The derivative test is a fundamental tool in calculus used to identify the local extrema of a function. To apply this test, the first derivative of the function is calculated, which reflects the slope of the tangent line to the graph at any point. For the function given, \( f(x) = x - \ln(x) \), the derivative is determined as:\[ f'(x) = 1 - \frac{1}{x} \]

• If the derivative \( f'(x) = 0 \), the point is a potential location for a local maximum or minimum.
• If \( f'(x) > 0 \) in an interval, the function is increasing in that region.
• If \( f'(x) < 0 \) in an interval, the function is decreasing in that region.

By solving \( 1 - \frac{1}{x} = 0 \), we found the critical point at \( x = 1 \). This point is significant because it gives us a specific location to further analyze for identifying minimum or maximum values.

Critical points of a function are where the function's derivative is either zero or undefined, revealing crucial turning points. In our exercise, after computing the derivative \( f'(x) = 1 - \frac{1}{x} \), we set it to zero to find:\[ 1 - \frac{1}{x} = 0 \Rightarrow x = 1 \]This critical point suggests a possible minimum or maximum at \( x = 1 \). Evaluating the original function \( f(x) \) at this point confirms:\[ f(1) = 1 - \ln(1) = 1 \]This shows that when \( x = 1 \), the function achieves a value of 1. Critical points, like \( x = 1 \), help us understand where the function's behavior changes, such as switching from increasing to decreasing or vice versa.

Inequality proving involves showing that one expression is consistently greater than or less than another. In this exercise, we employ the result \( x - \ln(x) \geq 1 \), derived from examining our function's behavior:\[ \ln(x) \leq x - 1 \]This is rearranged to demonstrate:\[ \ln(1 + y) \leq y \text{ for } -1 < y \text{ by substituting } x = 1 + y \]
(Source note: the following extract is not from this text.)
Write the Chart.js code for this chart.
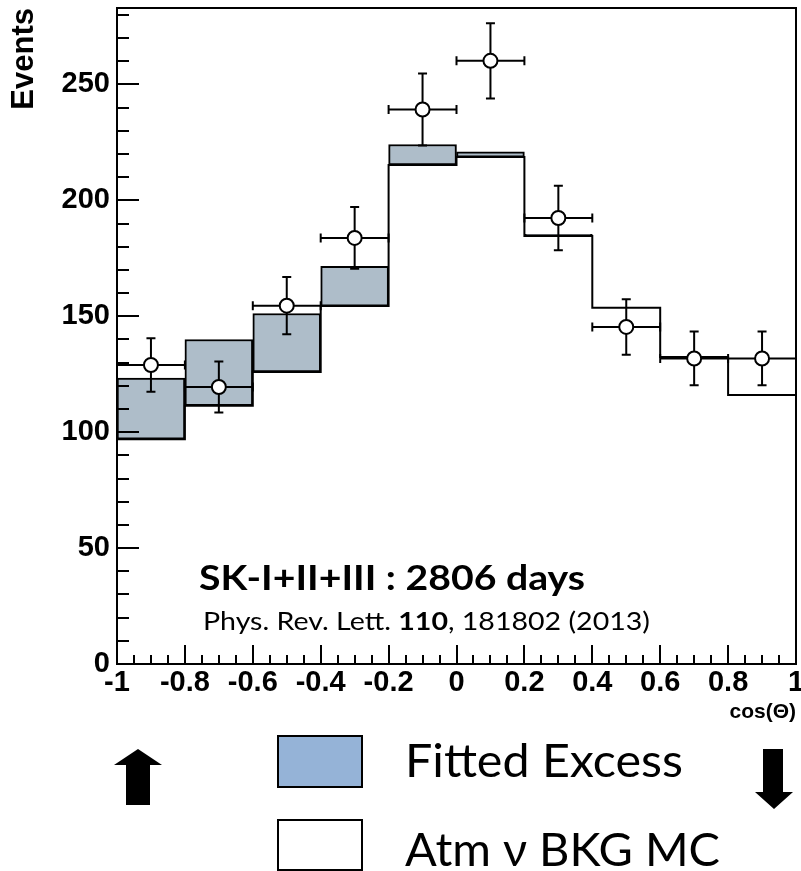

• This inequality holds because \( x - \ln(x) \) is minimized at \( x = 1 \) and cannot go below 1.
• The inequality serves as a fundamental relationship in analyzing calculations involving natural logarithms.

Such inequalities are crucial, not only for their immediate results but for understanding the behavior and limits of functions across different regions.

Concavity and convexity describe the curvature of a graph and are examined through the second derivative test. In this exercise, after finding the second derivative:\[ f''(x) = \frac{1}{x^2} \]

• If \( f''(x) > 0 \), the graph is concave up, suggesting the function is shaped like a bowl, indicating a local minimum.
• If \( f''(x) < 0 \), the graph is concave down, suggesting a local maximum.

For \( x > 0 \), since \( f''(x) = \frac{1}{x^2} \) is always positive, our function \( f(x) \) is concave up in its entire domain of \( x > 0 \). This reassures us that the critical point found at \( x = 1 \) is indeed a minimum. Understanding concavity and convexity is vital for predicting how the graph behaves, guiding interpretations of function trends and extremities.